* [WHAT TO WORK ON]:
From the listing that follows, reproduce only the lines from the one holding "Give me the matplotlib source for this chart." through the one holding "nan = np.nan", both included, with no pictures.

* [RECORDS TO PROCESS]:
-- Begin --

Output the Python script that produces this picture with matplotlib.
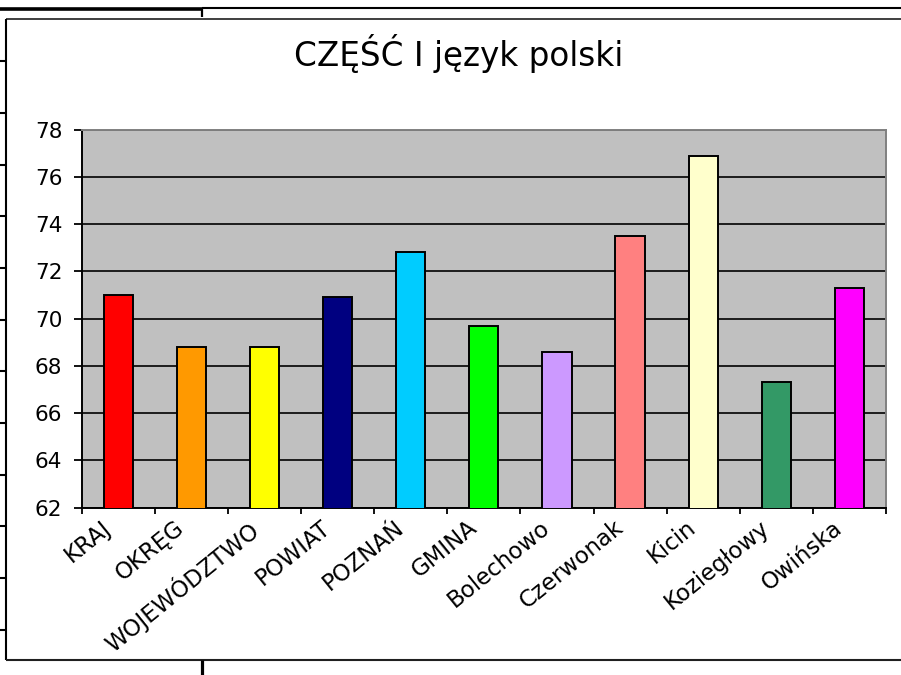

-- End --
-- Begin --

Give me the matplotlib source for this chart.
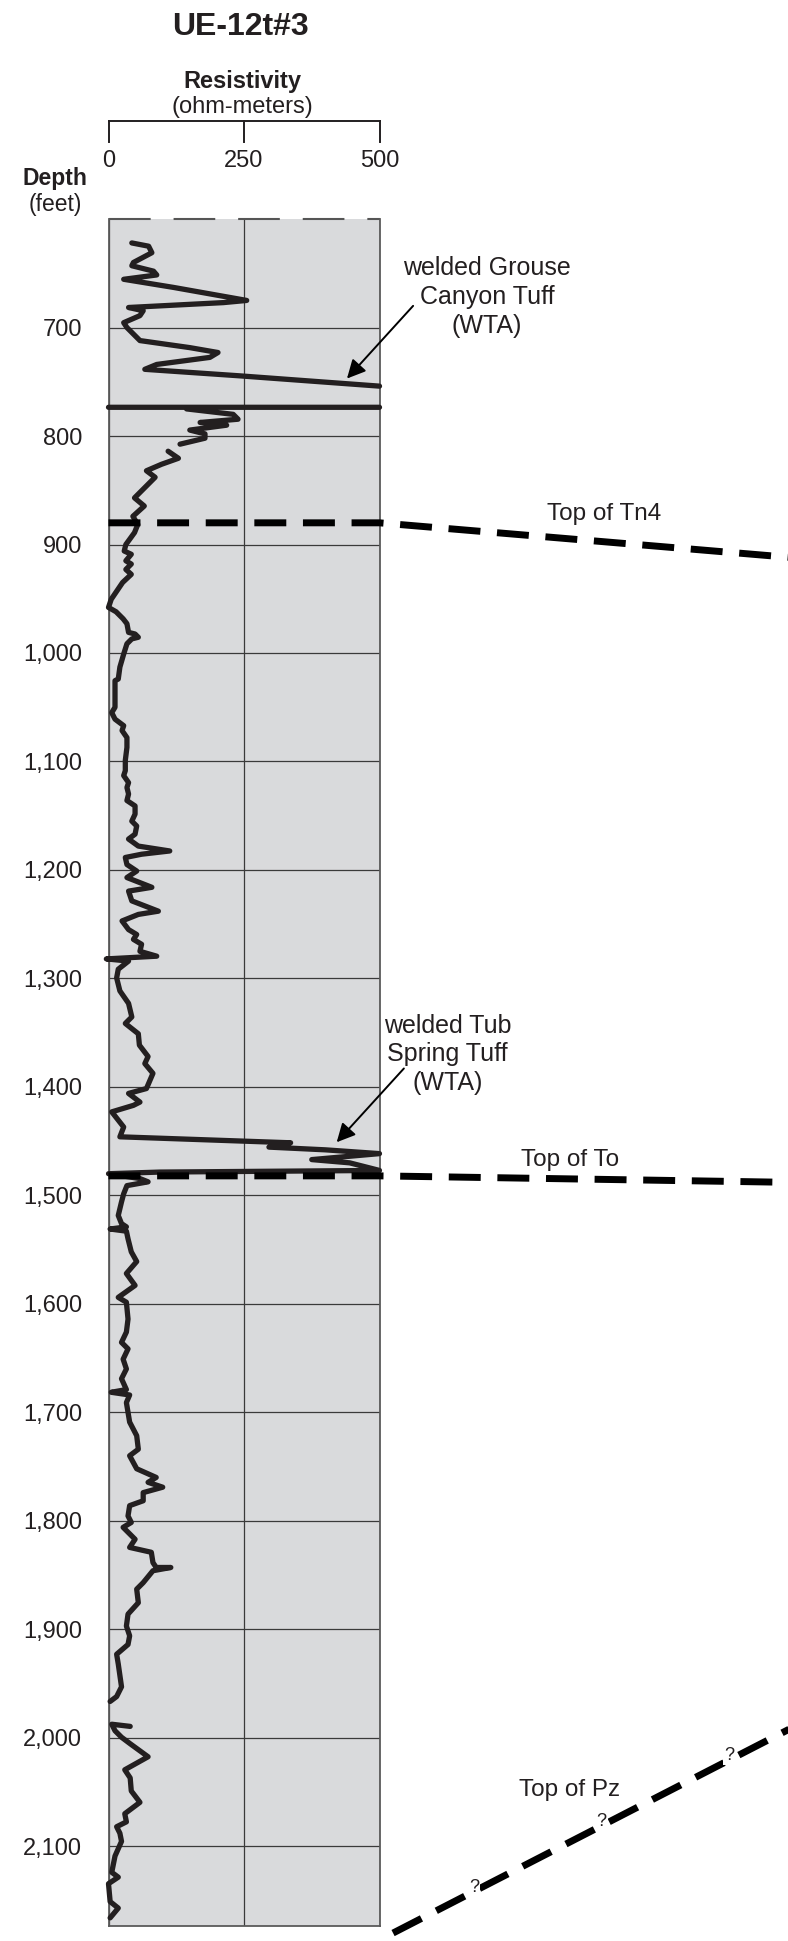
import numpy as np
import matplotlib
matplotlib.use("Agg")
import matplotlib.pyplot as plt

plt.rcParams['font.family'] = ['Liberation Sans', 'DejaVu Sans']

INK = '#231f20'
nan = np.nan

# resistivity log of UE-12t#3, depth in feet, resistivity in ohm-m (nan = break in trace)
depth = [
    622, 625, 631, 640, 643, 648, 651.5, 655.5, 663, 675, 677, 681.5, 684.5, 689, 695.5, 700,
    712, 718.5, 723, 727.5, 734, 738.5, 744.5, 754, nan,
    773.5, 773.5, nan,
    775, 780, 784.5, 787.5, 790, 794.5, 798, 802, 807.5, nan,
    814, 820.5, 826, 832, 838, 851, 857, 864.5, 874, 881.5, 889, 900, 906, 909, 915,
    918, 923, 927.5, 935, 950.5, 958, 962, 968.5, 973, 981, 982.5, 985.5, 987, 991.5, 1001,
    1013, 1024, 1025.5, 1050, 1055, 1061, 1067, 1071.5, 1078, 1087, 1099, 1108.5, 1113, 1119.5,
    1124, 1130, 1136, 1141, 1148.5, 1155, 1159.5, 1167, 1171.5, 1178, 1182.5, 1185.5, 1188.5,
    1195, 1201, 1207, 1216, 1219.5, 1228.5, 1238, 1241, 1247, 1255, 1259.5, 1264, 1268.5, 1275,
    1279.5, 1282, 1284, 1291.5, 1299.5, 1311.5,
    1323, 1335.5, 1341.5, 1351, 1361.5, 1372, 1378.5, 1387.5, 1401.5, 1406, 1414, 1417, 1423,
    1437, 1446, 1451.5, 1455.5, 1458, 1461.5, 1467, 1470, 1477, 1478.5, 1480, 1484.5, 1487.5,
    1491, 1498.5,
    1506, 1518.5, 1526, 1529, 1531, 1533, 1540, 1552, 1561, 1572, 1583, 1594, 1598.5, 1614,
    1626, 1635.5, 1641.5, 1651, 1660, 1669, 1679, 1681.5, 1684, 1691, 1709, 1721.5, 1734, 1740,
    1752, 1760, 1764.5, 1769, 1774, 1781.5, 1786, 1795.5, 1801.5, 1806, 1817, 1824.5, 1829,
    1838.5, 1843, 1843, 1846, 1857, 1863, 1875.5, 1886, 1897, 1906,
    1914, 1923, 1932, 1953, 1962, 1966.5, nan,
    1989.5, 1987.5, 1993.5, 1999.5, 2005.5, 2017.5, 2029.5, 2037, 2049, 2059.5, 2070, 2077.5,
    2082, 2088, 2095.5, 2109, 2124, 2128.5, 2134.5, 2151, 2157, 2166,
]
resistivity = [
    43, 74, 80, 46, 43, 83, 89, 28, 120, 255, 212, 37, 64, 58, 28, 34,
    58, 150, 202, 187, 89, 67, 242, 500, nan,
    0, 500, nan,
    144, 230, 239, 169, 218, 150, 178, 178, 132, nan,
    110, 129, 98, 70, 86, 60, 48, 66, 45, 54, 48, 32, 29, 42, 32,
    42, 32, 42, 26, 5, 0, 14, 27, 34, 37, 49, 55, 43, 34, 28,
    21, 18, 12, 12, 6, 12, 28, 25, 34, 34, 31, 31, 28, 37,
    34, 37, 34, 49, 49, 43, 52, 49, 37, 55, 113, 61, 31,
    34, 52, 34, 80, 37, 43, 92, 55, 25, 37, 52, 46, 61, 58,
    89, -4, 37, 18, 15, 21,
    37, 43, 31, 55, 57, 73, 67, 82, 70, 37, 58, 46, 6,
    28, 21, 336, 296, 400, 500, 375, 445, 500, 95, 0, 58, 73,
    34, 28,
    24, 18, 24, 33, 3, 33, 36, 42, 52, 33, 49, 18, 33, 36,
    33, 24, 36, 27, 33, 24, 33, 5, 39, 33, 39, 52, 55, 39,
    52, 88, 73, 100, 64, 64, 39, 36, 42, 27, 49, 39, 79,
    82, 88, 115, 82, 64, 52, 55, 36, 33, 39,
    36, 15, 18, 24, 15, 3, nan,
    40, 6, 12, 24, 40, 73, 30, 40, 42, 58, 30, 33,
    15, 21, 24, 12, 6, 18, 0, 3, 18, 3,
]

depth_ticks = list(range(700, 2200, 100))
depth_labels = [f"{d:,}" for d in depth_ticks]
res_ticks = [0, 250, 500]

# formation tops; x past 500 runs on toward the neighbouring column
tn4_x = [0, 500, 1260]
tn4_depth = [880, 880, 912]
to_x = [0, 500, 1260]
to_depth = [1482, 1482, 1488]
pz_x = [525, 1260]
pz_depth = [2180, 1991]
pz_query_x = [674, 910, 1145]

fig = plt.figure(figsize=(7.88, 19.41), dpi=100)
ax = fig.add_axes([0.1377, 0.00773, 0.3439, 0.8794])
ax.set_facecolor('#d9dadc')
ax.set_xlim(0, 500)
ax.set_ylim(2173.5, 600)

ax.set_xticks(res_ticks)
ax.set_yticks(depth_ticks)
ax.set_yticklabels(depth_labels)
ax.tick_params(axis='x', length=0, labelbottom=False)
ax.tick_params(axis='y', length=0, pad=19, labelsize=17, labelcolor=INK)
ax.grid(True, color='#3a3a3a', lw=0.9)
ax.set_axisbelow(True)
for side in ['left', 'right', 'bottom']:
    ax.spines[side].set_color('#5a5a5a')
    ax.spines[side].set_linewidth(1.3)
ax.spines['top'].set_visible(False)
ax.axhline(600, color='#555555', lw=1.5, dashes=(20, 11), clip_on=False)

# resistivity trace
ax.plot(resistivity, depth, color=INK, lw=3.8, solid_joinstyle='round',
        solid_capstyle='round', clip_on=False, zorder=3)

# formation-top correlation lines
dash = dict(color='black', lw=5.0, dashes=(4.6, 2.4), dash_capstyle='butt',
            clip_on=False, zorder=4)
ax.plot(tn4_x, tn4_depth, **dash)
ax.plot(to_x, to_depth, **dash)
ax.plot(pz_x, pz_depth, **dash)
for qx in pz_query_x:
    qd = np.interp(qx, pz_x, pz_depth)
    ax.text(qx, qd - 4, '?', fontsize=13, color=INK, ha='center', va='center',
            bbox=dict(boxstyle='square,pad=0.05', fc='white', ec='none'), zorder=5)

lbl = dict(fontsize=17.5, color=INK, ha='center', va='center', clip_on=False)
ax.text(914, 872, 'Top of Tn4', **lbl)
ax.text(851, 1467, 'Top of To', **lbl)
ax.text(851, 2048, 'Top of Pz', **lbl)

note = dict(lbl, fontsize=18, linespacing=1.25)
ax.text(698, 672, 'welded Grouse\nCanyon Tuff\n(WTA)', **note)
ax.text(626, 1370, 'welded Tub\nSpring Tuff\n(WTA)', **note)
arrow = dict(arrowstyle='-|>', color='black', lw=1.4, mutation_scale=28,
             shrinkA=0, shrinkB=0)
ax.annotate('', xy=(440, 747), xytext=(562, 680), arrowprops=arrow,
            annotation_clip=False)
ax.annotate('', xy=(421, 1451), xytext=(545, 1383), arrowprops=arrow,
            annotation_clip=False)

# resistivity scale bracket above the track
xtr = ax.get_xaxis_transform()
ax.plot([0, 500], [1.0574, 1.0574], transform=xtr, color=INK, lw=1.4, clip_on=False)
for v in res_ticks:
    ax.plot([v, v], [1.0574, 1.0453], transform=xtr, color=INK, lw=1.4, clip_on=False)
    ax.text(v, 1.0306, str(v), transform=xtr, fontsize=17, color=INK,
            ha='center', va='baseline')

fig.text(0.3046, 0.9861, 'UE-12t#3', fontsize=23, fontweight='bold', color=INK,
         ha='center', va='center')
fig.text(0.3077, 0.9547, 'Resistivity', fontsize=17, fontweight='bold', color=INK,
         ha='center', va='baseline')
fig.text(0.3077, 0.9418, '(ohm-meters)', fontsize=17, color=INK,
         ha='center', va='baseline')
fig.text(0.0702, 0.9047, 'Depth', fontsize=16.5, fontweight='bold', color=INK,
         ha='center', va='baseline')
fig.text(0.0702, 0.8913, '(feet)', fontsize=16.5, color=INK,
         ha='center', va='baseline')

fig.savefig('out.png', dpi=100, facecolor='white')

-- End --

* [WRITTEN RESPONSE]:
Give me the matplotlib source for this chart.
import numpy as np
import matplotlib
matplotlib.use("Agg")
import matplotlib.pyplot as plt

plt.rcParams['font.family'] = ['Liberation Sans', 'DejaVu Sans']

INK = '#231f20'
nan = np.nan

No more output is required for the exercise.